Cheon Seong-whun, head of the Korea Institute of National Unification, was instead brought in to fill the new role in the presidential advisory office.

Appointments can always be reversed, but the recent fiasco in the Blue House has again exposed its immaturity in communication and indiscretions in appointment procedures.

The explanation the Blue House came up with was ridiculously unconvincing. Min Kyung-wook, the new presidential spokesman, said Chun had returned to his speciality of inter-Korean negotiations upon the strong pleading of Unification Minister Ryoo Kihl-jae, who argued that Chun’s role was important during sensitive times with North Korea. But this can hardly be credible. The appointment could not have taken place without prior consultation and endorsement from the minister. The presidential office may have its reasons for hiding the real story behind the reshuffle, but it could at least have come up with a more plausible explanation.

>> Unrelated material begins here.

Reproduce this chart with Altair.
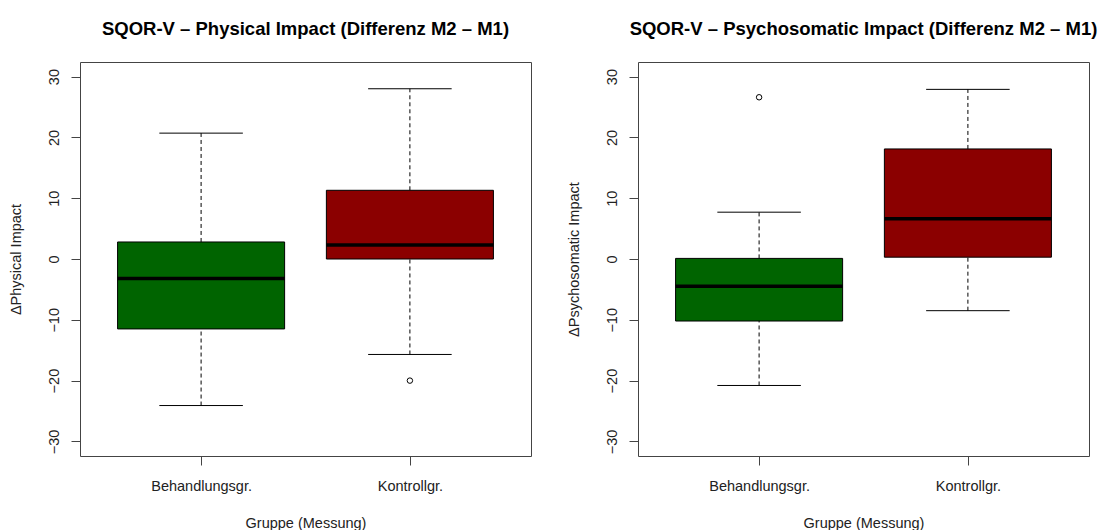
import altair as alt
import pandas as pd

# Groups and fill colours
groups = ["Behandlungsgr.", "Kontrollgr."]
fills = ["#006400", "#8B0000"]

# SQOR-V Physical Impact, change M2 - M1 (box statistics per group)
phys_lower = [-24.1, -15.7]
phys_q1 = [-11.5, 0.0]
phys_median = [-3.2, 2.3]
phys_q3 = [2.8, 11.3]
phys_upper = [20.7, 28.0]
phys_outliers = [[], [-20.0]]

# SQOR-V Psychosomatic Impact, change M2 - M1
psy_lower = [-20.8, -8.5]
psy_q1 = [-10.2, 0.3]
psy_median = [-4.5, 6.6]
psy_q3 = [0.1, 18.1]
psy_upper = [7.7, 27.9]
psy_outliers = [[26.6], []]

y_ticks = [-30, -20, -10, 0, 10, 20, 30]

BOX_HALF = 0.4
CAP_HALF = 0.2
FONT = "Liberation Sans"
TEXT = "#222222"
LINE = "#444444"

label_expr = "[" + ",".join("'%s'" % g for g in groups) + "][datum.value - 1]"

x_scale = alt.Scale(domain=[0.42, 2.58], nice=False, zero=False)
y_scale = alt.Scale(domain=[-32.4, 32.4], nice=False, zero=False)


def panel(title, ylabel, lower, q1, med, q3, upper, outliers):
    df = pd.DataFrame({
        "group": groups,
        "pos": list(range(1, len(groups) + 1)),
        "lower": lower, "q1": q1, "median": med, "q3": q3, "upper": upper,
    })
    out = pd.DataFrame(
        [{"group": g, "pos": i + 1, "value": v}
         for i, (g, vals) in enumerate(zip(groups, outliers)) for v in vals],
        columns=["group", "pos", "value"],
    )

    x_axis = alt.Axis(values=list(range(1, len(groups) + 1)), labelExpr=label_expr,
                      title="Gruppe (Messung)", titlePadding=24, labelPadding=14)
    y_axis = alt.Axis(values=y_ticks, title=ylabel, labelAngle=270,
                      labelAlign="center", labelBaseline="bottom", labelPadding=10,
                      minExtent=50, maxExtent=50, titlePadding=7)

    def X(field):
        return alt.X(field, type="quantitative", scale=x_scale, axis=x_axis)

    def Y(field):
        return alt.Y(field, type="quantitative", scale=y_scale, axis=y_axis)

    base = alt.Chart(df).transform_calculate(
        box_l="datum.pos - %f" % BOX_HALF,
        box_r="datum.pos + %f" % BOX_HALF,
        cap_l="datum.pos - %f" % CAP_HALF,
        cap_r="datum.pos + %f" % CAP_HALF,
    )

    whisk_lo = base.mark_rule(color="black", strokeWidth=1, strokeDash=[4, 3]).encode(
        x=X("pos"), y=Y("lower"), y2="q1:Q")
    whisk_hi = base.mark_rule(color="black", strokeWidth=1, strokeDash=[4, 3]).encode(
        x=X("pos"), y=Y("q3"), y2="upper:Q")
    cap_lo = base.mark_rule(color="black", strokeWidth=1).encode(
        x=X("cap_l"), x2="cap_r:Q", y=Y("lower"))
    cap_hi = base.mark_rule(color="black", strokeWidth=1).encode(
        x=X("cap_l"), x2="cap_r:Q", y=Y("upper"))
    box = base.mark_bar(stroke="black", strokeWidth=1, opacity=1).encode(
        x=X("box_l"), x2="box_r:Q", y=Y("q1"), y2="q3:Q",
        color=alt.Color("group:N", scale=alt.Scale(domain=groups, range=fills), legend=None))
    median = base.mark_rule(color="black", strokeWidth=3.5).encode(
        x=X("box_l"), x2="box_r:Q", y=Y("median"))
    pts = alt.Chart(out).mark_point(shape="circle", filled=False, color="black",
                                    size=30, strokeWidth=1, opacity=1).encode(
        x=X("pos"), y=Y("value"))

    return alt.layer(whisk_lo, whisk_hi, cap_lo, cap_hi, box, median, pts).properties(
        width=451, height=394,
        title=alt.TitleParams(title, fontSize=18.5, fontWeight="bold", font=FONT,
                              color="black", anchor="middle", frame="group", offset=24),
    )


left = panel("SQOR-V \u2013 Physical Impact (Differenz M2 \u2013 M1)", "\u0394Physical Impact",
             phys_lower, phys_q1, phys_median, phys_q3, phys_upper, phys_outliers)
right = panel("SQOR-V \u2013 Psychosomatic Impact (Differenz M2 \u2013 M1)", "\u0394Psychosomatic Impact",
              psy_lower, psy_q1, psy_median, psy_q3, psy_upper, psy_outliers)

chart = alt.hconcat(left, right, spacing=33).properties(
    padding={"left": 7, "right": 0, "top": 19, "bottom": 0},
    background="white",
).configure_view(
    stroke=LINE, strokeWidth=1
).configure_axis(
    domain=False, grid=False, ticks=True, tickColor=LINE, tickSize=9,
    labelFont=FONT, labelFontSize=14.5, labelColor=TEXT,
    titleFont=FONT, titleFontSize=14.5, titleFontWeight="normal", titleColor=TEXT,
)

chart.save("out.html", embed_options={"renderer": "svg", "actions": False})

There could be many reasons. Some of the president’s close aides could have raised the issue of Chun’s questionable behavior under the past administration and his alleged clash with members of the security council. Appointment complications and mix-ups on the foreign, security and unification affairs front have happened before. Choi Dae-suk, a professor at Ewha Womans University and an expert on North Korean affairs, suddenly retired from the transition team’s subcommittee on foreign, defense and unification affairs.

Border tensions and the unpredictable nature of North Korea have been elevated under young ruler Kim Jong-un, who is proving to be as unruly and provocative as his father, especially after he publicly executed his powerful uncle Jang Song-thaek. The two Koreas embarked on much-awaited high-level talks but have yet to make any progress. The foreign and security team must work in congruity to draw the full support and confidence of the people. The government must be honest with the people on national security affairs. It must stop making mistakes and missteps that can undermine public confidence in the administration.